_Stated problem_
Leave out the pictures and copy the remaining records exactly.

_Plotting code records_

• • •

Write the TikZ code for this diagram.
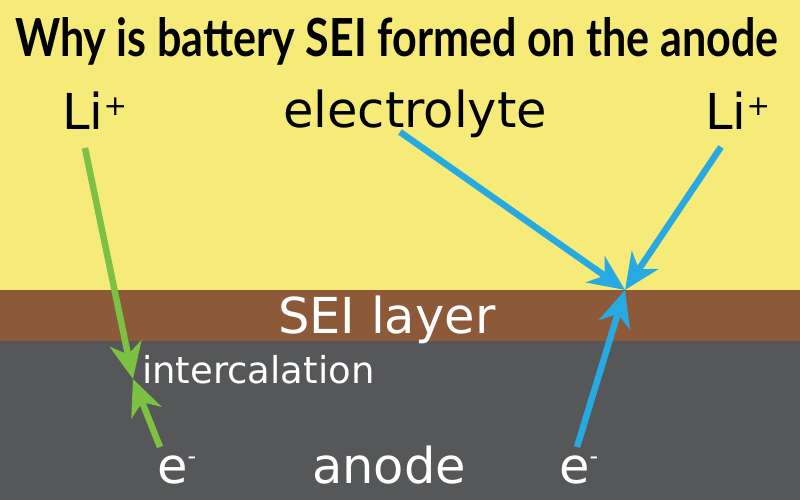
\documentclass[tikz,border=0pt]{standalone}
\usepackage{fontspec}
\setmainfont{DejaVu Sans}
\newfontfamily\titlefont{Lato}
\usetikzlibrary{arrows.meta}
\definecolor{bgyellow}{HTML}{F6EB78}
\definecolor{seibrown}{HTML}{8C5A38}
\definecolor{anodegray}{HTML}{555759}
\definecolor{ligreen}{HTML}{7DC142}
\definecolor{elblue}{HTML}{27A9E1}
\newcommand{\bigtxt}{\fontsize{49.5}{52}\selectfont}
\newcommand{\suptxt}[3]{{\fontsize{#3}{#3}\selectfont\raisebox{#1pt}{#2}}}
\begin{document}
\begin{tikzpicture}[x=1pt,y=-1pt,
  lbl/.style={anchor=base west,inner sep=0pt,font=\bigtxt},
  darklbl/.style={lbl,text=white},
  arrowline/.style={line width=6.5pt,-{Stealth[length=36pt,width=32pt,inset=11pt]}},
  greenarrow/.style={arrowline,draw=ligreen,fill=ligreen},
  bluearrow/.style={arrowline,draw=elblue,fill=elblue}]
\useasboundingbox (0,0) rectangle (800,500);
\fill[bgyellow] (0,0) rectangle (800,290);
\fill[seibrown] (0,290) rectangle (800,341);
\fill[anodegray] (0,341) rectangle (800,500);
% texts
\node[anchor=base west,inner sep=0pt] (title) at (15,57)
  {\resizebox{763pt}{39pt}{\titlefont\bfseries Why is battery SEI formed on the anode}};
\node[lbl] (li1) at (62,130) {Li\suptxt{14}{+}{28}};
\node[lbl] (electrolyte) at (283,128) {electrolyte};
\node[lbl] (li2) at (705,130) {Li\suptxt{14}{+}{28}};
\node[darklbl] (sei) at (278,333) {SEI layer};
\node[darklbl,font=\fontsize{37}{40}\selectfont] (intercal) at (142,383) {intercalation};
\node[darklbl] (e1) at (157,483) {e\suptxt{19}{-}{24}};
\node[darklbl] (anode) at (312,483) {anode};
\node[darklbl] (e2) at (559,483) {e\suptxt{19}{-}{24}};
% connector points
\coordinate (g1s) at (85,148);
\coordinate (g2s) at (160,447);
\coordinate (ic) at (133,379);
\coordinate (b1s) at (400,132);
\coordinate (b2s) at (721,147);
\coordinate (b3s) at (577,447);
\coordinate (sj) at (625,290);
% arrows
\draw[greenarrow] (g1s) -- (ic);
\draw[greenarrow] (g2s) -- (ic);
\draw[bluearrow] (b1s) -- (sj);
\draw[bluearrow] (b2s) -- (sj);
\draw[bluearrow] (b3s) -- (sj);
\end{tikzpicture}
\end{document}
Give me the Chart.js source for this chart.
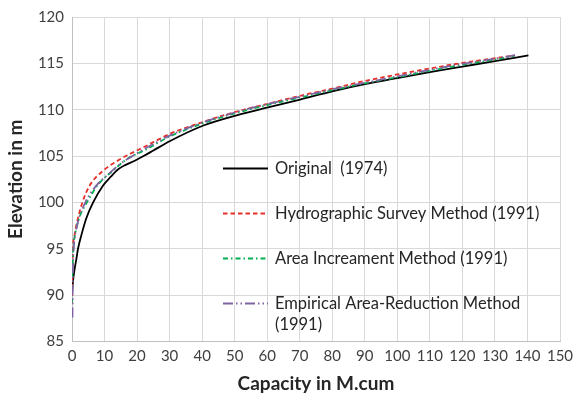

• • •

_Result of the exercise_
Write the TikZ code for this diagram.
\documentclass[tikz,border=0pt]{standalone}
\usepackage{fontspec}
\setmainfont{DejaVu Sans}
\newfontfamily\titlefont{Lato}
\usetikzlibrary{arrows.meta}
\definecolor{bgyellow}{HTML}{F6EB78}
\definecolor{seibrown}{HTML}{8C5A38}
\definecolor{anodegray}{HTML}{555759}
\definecolor{ligreen}{HTML}{7DC142}
\definecolor{elblue}{HTML}{27A9E1}
\newcommand{\bigtxt}{\fontsize{49.5}{52}\selectfont}
\newcommand{\suptxt}[3]{{\fontsize{#3}{#3}\selectfont\raisebox{#1pt}{#2}}}
\begin{document}
\begin{tikzpicture}[x=1pt,y=-1pt,
  lbl/.style={anchor=base west,inner sep=0pt,font=\bigtxt},
  darklbl/.style={lbl,text=white},
  arrowline/.style={line width=6.5pt,-{Stealth[length=36pt,width=32pt,inset=11pt]}},
  greenarrow/.style={arrowline,draw=ligreen,fill=ligreen},
  bluearrow/.style={arrowline,draw=elblue,fill=elblue}]
\useasboundingbox (0,0) rectangle (800,500);
\fill[bgyellow] (0,0) rectangle (800,290);
\fill[seibrown] (0,290) rectangle (800,341);
\fill[anodegray] (0,341) rectangle (800,500);
% texts
\node[anchor=base west,inner sep=0pt] (title) at (15,57)
  {\resizebox{763pt}{39pt}{\titlefont\bfseries Why is battery SEI formed on the anode}};
\node[lbl] (li1) at (62,130) {Li\suptxt{14}{+}{28}};
\node[lbl] (electrolyte) at (283,128) {electrolyte};
\node[lbl] (li2) at (705,130) {Li\suptxt{14}{+}{28}};
\node[darklbl] (sei) at (278,333) {SEI layer};
\node[darklbl,font=\fontsize{37}{40}\selectfont] (intercal) at (142,383) {intercalation};
\node[darklbl] (e1) at (157,483) {e\suptxt{19}{-}{24}};
\node[darklbl] (anode) at (312,483) {anode};
\node[darklbl] (e2) at (559,483) {e\suptxt{19}{-}{24}};
% connector points
\coordinate (g1s) at (85,148);
\coordinate (g2s) at (160,447);
\coordinate (ic) at (133,379);
\coordinate (b1s) at (400,132);
\coordinate (b2s) at (721,147);
\coordinate (b3s) at (577,447);
\coordinate (sj) at (625,290);
% arrows
\draw[greenarrow] (g1s) -- (ic);
\draw[greenarrow] (g2s) -- (ic);
\draw[bluearrow] (b1s) -- (sj);
\draw[bluearrow] (b2s) -- (sj);
\draw[bluearrow] (b3s) -- (sj);
\end{tikzpicture}
\end{document}
Give me the Chart.js source for this chart.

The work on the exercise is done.